La rente de la terre, considérée comme le prix payé pour l’usage de la terre, est donc naturellement un prix de monopole. Il n’est nullement en proportion des améliorations que le propriétaire peut avoir faites sur sa terre, ou de ce qu’il lui suffirait de prendre pour ne pas perdre, mais bien de ce que le fermier peut consentir à donner.

On ne peut porter ordinairement au marché que les parties seulement du produit de la terre dont le prix ordinaire suffit à remplacer le capital qu’il faut employer pour les y porter, et les profits ordinaires de ce capital. Si le prix ordinaire est plus que suffisant, le surplus en ira naturellement à la rente de la terre. S’il n’est juste que suffisant, la marchandise pourra bien être portée au marché, mais elle ne pourra fournir une rente au propriétaire. Le prix sera-t-il ou ne sera-t-il pas plus que suffisant ? C’est ce qui dépend de la demande.

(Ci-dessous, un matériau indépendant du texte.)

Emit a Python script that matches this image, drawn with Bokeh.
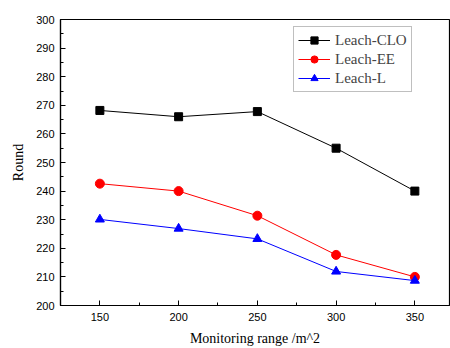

Il y a certaines parties du produit de la terre dont la demande doit toujours être telle, qu’elles rapporteront un prix plus élevé que ce qui suffit pour les faire venir au marché ; il en est d’autres dont la demande peut être alternativement telle, qu’elles rapportent ou ne rapportent pas ce prix plus fort que le prix suffisant. Les premières doivent toujours fournir de quoi payer une rente au propriétaire ; les dernières quelquefois suffiront à l’acquittement d’une rente, et d’autre fois non, suivant la différence des circonstances.

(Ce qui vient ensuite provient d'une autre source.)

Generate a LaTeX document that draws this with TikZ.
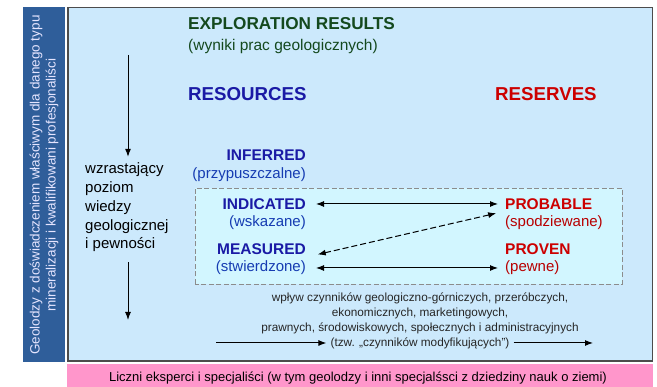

Il faut donc observer que la rente entre dans la composition du prix des marchandises d’une tout autre manière que les salaires et les profits. Le taux élevé ou bas des salaires et des profits est la cause du prix élevé ou bas des marchandises ; le taux élevé ou bas de la rente est l’effet du prix ; le prix d’une marchandise particulière est élevé ou bas, parce qu’il faut, pour la faire venir au marché, payer des salaires

  1. Voyez ci-dessus, chap. vi, p. 103.